== Problem to work on ==
Make an exact copy of the lines, leaving the pictures out.

== Data provided ==
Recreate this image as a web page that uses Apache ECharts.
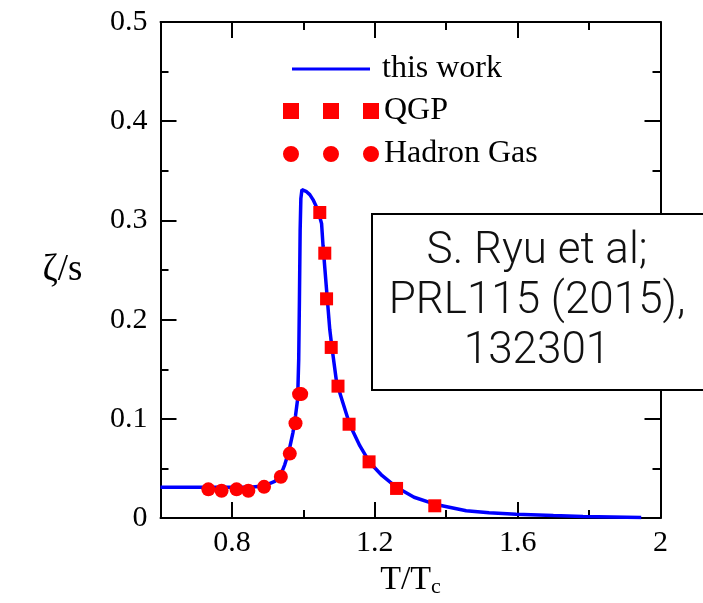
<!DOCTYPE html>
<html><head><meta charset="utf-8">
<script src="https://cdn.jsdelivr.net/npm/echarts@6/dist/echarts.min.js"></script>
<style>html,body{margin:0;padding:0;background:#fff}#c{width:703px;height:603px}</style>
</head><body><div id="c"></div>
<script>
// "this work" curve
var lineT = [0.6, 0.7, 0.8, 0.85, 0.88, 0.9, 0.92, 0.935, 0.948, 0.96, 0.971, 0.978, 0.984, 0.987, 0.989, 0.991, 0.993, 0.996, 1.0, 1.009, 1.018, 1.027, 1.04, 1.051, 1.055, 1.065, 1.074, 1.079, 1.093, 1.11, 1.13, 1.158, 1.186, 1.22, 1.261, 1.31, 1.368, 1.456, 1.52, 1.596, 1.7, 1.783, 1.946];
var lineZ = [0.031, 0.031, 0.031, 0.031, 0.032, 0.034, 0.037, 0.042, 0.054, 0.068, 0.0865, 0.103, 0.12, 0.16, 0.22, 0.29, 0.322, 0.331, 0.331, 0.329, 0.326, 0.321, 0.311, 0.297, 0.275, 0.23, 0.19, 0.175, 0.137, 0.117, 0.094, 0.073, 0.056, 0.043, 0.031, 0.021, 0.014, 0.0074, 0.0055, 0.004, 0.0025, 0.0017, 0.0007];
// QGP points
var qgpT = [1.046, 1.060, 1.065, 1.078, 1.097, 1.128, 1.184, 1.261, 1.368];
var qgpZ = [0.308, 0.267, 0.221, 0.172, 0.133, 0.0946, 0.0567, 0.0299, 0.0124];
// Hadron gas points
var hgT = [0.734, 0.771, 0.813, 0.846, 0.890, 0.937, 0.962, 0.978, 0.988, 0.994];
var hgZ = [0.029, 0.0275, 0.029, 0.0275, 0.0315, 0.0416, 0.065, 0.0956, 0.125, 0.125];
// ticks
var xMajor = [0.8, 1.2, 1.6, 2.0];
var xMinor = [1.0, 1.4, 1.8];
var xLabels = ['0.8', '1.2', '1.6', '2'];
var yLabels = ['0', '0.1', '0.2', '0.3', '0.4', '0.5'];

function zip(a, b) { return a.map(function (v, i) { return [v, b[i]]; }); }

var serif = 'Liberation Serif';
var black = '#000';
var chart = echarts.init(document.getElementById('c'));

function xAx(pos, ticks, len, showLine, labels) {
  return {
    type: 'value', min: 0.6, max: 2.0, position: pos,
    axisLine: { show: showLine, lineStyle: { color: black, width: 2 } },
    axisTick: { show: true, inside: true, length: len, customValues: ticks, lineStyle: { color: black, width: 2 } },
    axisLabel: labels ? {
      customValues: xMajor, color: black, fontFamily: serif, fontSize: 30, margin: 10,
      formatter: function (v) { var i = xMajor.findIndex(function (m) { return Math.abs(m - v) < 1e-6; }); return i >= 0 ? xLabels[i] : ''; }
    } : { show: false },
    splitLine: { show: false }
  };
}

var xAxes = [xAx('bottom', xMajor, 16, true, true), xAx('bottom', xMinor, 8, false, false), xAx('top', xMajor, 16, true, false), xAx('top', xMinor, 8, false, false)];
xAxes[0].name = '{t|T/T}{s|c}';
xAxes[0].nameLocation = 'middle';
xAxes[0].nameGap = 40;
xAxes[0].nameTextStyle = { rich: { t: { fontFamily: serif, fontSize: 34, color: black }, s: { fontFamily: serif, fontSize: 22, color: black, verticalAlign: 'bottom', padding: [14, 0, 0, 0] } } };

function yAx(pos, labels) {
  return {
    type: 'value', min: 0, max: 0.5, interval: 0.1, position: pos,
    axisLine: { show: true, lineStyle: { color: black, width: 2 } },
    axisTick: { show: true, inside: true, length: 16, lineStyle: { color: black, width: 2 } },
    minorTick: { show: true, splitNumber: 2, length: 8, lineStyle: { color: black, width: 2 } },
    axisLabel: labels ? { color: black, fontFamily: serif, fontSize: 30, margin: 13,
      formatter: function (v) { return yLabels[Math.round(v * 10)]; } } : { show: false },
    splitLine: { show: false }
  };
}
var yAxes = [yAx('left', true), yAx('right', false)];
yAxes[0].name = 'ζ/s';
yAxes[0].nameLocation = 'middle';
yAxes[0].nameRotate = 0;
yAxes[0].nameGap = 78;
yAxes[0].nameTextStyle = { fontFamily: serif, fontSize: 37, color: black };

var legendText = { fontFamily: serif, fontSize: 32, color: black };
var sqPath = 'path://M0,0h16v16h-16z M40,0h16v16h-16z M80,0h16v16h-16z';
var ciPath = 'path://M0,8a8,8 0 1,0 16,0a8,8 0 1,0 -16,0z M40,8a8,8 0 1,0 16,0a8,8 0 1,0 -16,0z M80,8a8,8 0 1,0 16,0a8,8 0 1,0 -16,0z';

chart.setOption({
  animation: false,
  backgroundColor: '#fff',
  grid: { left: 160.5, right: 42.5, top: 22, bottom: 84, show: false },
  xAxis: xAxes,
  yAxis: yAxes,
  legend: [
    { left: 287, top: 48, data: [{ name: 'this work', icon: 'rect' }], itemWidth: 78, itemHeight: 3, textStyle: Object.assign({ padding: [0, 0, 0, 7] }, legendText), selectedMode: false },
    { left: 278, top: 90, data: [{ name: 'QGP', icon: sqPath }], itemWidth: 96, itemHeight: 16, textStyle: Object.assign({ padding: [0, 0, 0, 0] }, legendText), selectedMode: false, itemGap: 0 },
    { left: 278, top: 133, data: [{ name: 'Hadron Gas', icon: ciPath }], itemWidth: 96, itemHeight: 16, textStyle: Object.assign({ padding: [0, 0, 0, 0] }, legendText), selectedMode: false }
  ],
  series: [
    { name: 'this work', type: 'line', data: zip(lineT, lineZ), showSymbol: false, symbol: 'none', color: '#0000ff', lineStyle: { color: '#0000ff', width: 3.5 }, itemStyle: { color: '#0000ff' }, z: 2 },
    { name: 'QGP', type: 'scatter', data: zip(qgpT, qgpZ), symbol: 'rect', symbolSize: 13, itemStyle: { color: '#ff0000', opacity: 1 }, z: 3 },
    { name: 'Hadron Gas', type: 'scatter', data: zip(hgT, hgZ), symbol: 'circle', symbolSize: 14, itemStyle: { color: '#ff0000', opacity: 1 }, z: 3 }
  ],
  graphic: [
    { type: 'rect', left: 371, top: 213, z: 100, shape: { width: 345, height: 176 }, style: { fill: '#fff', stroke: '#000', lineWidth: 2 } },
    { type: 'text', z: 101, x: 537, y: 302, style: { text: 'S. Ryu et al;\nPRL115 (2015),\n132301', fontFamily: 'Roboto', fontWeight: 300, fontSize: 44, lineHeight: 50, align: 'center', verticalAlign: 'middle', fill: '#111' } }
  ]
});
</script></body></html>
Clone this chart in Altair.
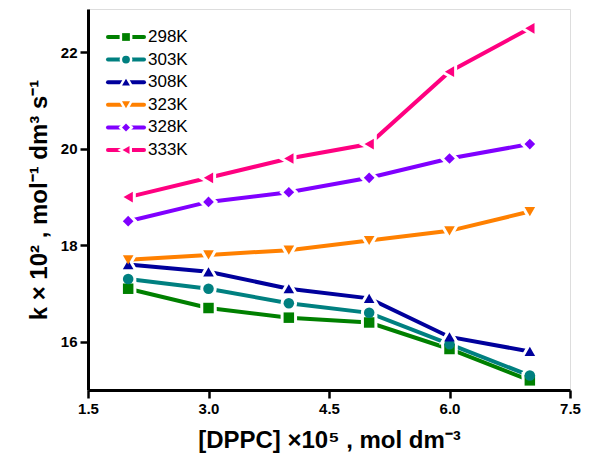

== Answer below ==
Recreate this image as a web page that uses Apache ECharts.
<!DOCTYPE html>
<html><head><meta charset="utf-8">
<script src="https://cdn.jsdelivr.net/npm/echarts@6/dist/echarts.min.js"></script>
<style>html,body{margin:0;padding:0;background:#fff}#c{width:703px;height:603px}</style>
</head><body><div id="c"></div>
<script>
// "this work" curve
var lineT = [0.6, 0.7, 0.8, 0.85, 0.88, 0.9, 0.92, 0.935, 0.948, 0.96, 0.971, 0.978, 0.984, 0.987, 0.989, 0.991, 0.993, 0.996, 1.0, 1.009, 1.018, 1.027, 1.04, 1.051, 1.055, 1.065, 1.074, 1.079, 1.093, 1.11, 1.13, 1.158, 1.186, 1.22, 1.261, 1.31, 1.368, 1.456, 1.52, 1.596, 1.7, 1.783, 1.946];
var lineZ = [0.031, 0.031, 0.031, 0.031, 0.032, 0.034, 0.037, 0.042, 0.054, 0.068, 0.0865, 0.103, 0.12, 0.16, 0.22, 0.29, 0.322, 0.331, 0.331, 0.329, 0.326, 0.321, 0.311, 0.297, 0.275, 0.23, 0.19, 0.175, 0.137, 0.117, 0.094, 0.073, 0.056, 0.043, 0.031, 0.021, 0.014, 0.0074, 0.0055, 0.004, 0.0025, 0.0017, 0.0007];
// QGP points
var qgpT = [1.046, 1.060, 1.065, 1.078, 1.097, 1.128, 1.184, 1.261, 1.368];
var qgpZ = [0.308, 0.267, 0.221, 0.172, 0.133, 0.0946, 0.0567, 0.0299, 0.0124];
// Hadron gas points
var hgT = [0.734, 0.771, 0.813, 0.846, 0.890, 0.937, 0.962, 0.978, 0.988, 0.994];
var hgZ = [0.029, 0.0275, 0.029, 0.0275, 0.0315, 0.0416, 0.065, 0.0956, 0.125, 0.125];
// ticks
var xMajor = [0.8, 1.2, 1.6, 2.0];
var xMinor = [1.0, 1.4, 1.8];
var xLabels = ['0.8', '1.2', '1.6', '2'];
var yLabels = ['0', '0.1', '0.2', '0.3', '0.4', '0.5'];

function zip(a, b) { return a.map(function (v, i) { return [v, b[i]]; }); }

var serif = 'Liberation Serif';
var black = '#000';
var chart = echarts.init(document.getElementById('c'));

function xAx(pos, ticks, len, showLine, labels) {
  return {
    type: 'value', min: 0.6, max: 2.0, position: pos,
    axisLine: { show: showLine, lineStyle: { color: black, width: 2 } },
    axisTick: { show: true, inside: true, length: len, customValues: ticks, lineStyle: { color: black, width: 2 } },
    axisLabel: labels ? {
      customValues: xMajor, color: black, fontFamily: serif, fontSize: 30, margin: 10,
      formatter: function (v) { var i = xMajor.findIndex(function (m) { return Math.abs(m - v) < 1e-6; }); return i >= 0 ? xLabels[i] : ''; }
    } : { show: false },
    splitLine: { show: false }
  };
}

var xAxes = [xAx('bottom', xMajor, 16, true, true), xAx('bottom', xMinor, 8, false, false), xAx('top', xMajor, 16, true, false), xAx('top', xMinor, 8, false, false)];
xAxes[0].name = '{t|T/T}{s|c}';
xAxes[0].nameLocation = 'middle';
xAxes[0].nameGap = 40;
xAxes[0].nameTextStyle = { rich: { t: { fontFamily: serif, fontSize: 34, color: black }, s: { fontFamily: serif, fontSize: 22, color: black, verticalAlign: 'bottom', padding: [14, 0, 0, 0] } } };

function yAx(pos, labels) {
  return {
    type: 'value', min: 0, max: 0.5, interval: 0.1, position: pos,
    axisLine: { show: true, lineStyle: { color: black, width: 2 } },
    axisTick: { show: true, inside: true, length: 16, lineStyle: { color: black, width: 2 } },
    minorTick: { show: true, splitNumber: 2, length: 8, lineStyle: { color: black, width: 2 } },
    axisLabel: labels ? { color: black, fontFamily: serif, fontSize: 30, margin: 13,
      formatter: function (v) { return yLabels[Math.round(v * 10)]; } } : { show: false },
    splitLine: { show: false }
  };
}
var yAxes = [yAx('left', true), yAx('right', false)];
yAxes[0].name = 'ζ/s';
yAxes[0].nameLocation = 'middle';
yAxes[0].nameRotate = 0;
yAxes[0].nameGap = 78;
yAxes[0].nameTextStyle = { fontFamily: serif, fontSize: 37, color: black };

var legendText = { fontFamily: serif, fontSize: 32, color: black };
var sqPath = 'path://M0,0h16v16h-16z M40,0h16v16h-16z M80,0h16v16h-16z';
var ciPath = 'path://M0,8a8,8 0 1,0 16,0a8,8 0 1,0 -16,0z M40,8a8,8 0 1,0 16,0a8,8 0 1,0 -16,0z M80,8a8,8 0 1,0 16,0a8,8 0 1,0 -16,0z';

chart.setOption({
  animation: false,
  backgroundColor: '#fff',
  grid: { left: 160.5, right: 42.5, top: 22, bottom: 84, show: false },
  xAxis: xAxes,
  yAxis: yAxes,
  legend: [
    { left: 287, top: 48, data: [{ name: 'this work', icon: 'rect' }], itemWidth: 78, itemHeight: 3, textStyle: Object.assign({ padding: [0, 0, 0, 7] }, legendText), selectedMode: false },
    { left: 278, top: 90, data: [{ name: 'QGP', icon: sqPath }], itemWidth: 96, itemHeight: 16, textStyle: Object.assign({ padding: [0, 0, 0, 0] }, legendText), selectedMode: false, itemGap: 0 },
    { left: 278, top: 133, data: [{ name: 'Hadron Gas', icon: ciPath }], itemWidth: 96, itemHeight: 16, textStyle: Object.assign({ padding: [0, 0, 0, 0] }, legendText), selectedMode: false }
  ],
  series: [
    { name: 'this work', type: 'line', data: zip(lineT, lineZ), showSymbol: false, symbol: 'none', color: '#0000ff', lineStyle: { color: '#0000ff', width: 3.5 }, itemStyle: { color: '#0000ff' }, z: 2 },
    { name: 'QGP', type: 'scatter', data: zip(qgpT, qgpZ), symbol: 'rect', symbolSize: 13, itemStyle: { color: '#ff0000', opacity: 1 }, z: 3 },
    { name: 'Hadron Gas', type: 'scatter', data: zip(hgT, hgZ), symbol: 'circle', symbolSize: 14, itemStyle: { color: '#ff0000', opacity: 1 }, z: 3 }
  ],
  graphic: [
    { type: 'rect', left: 371, top: 213, z: 100, shape: { width: 345, height: 176 }, style: { fill: '#fff', stroke: '#000', lineWidth: 2 } },
    { type: 'text', z: 101, x: 537, y: 302, style: { text: 'S. Ryu et al;\nPRL115 (2015),\n132301', fontFamily: 'Roboto', fontWeight: 300, fontSize: 44, lineHeight: 50, align: 'center', verticalAlign: 'middle', fill: '#111' } }
  ]
});
</script></body></html>
Clone this chart in Altair.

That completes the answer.